Review Summary: Let the rhythm flow through you.
If I were to sum up the 2010s in a single word, I’d lovingly use the term “revivalism.” And while every one of us has heard similar terms used ad nauseam to describe certain bands, that doesn’t mean we should discount the importance of the "neo-genre" in today’s musical landscape. More and more, artists are beginning to wear their influences more as a badge than as something to be ashamed of or to be lambasted for. I bring this up because the Swedish group Goat is often given this descriptor, and I feel there’s a stigma that comes with it. When you brand a genre “’something-or-other’ revival,” it’s discounting the creativity and originality a group can bring to the table. Goat’s Requiem is a prime example of such; a landmark album that brings the band’s particular brand of afro-infused psych to previously untraversed ground.
Requiem’s hour-long runtime could signal the alarms in many a music lover’s head. Longer records tend to have copious amounts of filler just waiting to be discovered. Fortunately, the album doesn’t overstay its welcome, providing listeners with a tightly-made sonic wonderland without any of the unneeded pit stops. The production on Requiem is noticeably fuller than their previous releases (especially the sparseness of their 2nd album Commune). This production shift reflects the bands development from straight psych rock to a sound more influenced by folk. With this shift in style, we find a lusher range of instrumentation being utilized. There are very few instances of grinding guitars on this record. Instead, we find more emphasis on tribal percussion and ethereal vocals. On the track “Trouble in the Streets,” we hear just how well this blend of these instruments can play off each other; producing one of the happiest songs about atomic bombs I’ve ever had the pleasure of hearing. Another highlight is the strange spoken-word/minimalist hybrid “Ubuntu,” named after the African philosophy of sharing to connect with each other.

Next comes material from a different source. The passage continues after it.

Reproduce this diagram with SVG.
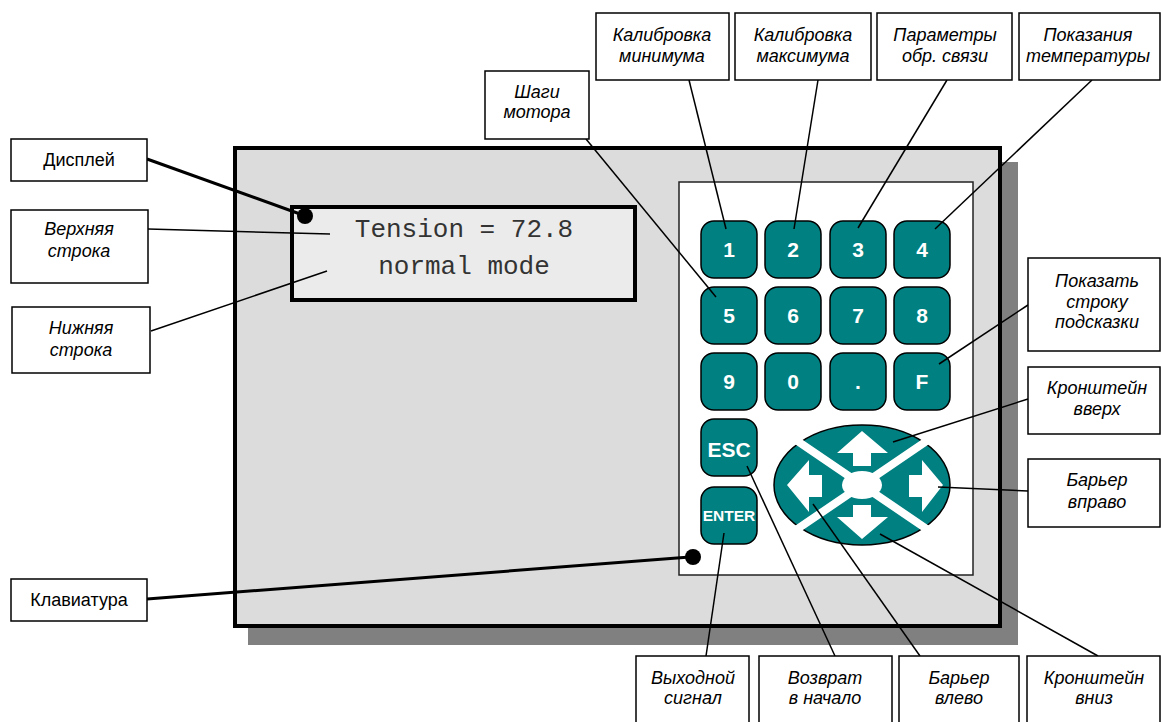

Now, those of you who enjoyed the band’s guitar-driven sound will be pleased to hear that tracks like “All-Seeing Eye” and “Goatband” do harken back to Goat’s roots as a rock-oriented collective. But what really stole the spotlight on this album are the more experimental cuts (“Ubuntu,” “Temple Rhythms,” “Djorolen/Union of Sun and Moon”). In fact, I would have been ecstatic to hear even more unconventional rhythms and stranger vocal performances. That’s not to discredit the album, as I did enjoy it immensely; I personally would have preferred a more eclectic assortment of arrangements as opposed to having a few tracks blend together due to their underlying similarities. “It’s Not Me” is a particularly weak track on the album, with very little drive to it. Still, it’s but a slight blemish on an otherwise fantastic record.
Despite my criticisms, Requiem is quite honestly the best Goat album to date. Here, they ride the line between melodic and jarring all the way to the finish line. When listening to this album for the first time, I had the stupidest grin splayed across my face. It’s one of the slickest psych rock albums in recent memory without a doubt. Even the weaker tracks here don’t take away from the fantastic moments found all throughout. Requiem is a bright beam of sunlight teaming with life and joy to share with all who listen; it’s the breeze that takes you up and quiets your troubled mind. All you have to do is just let it flow through you.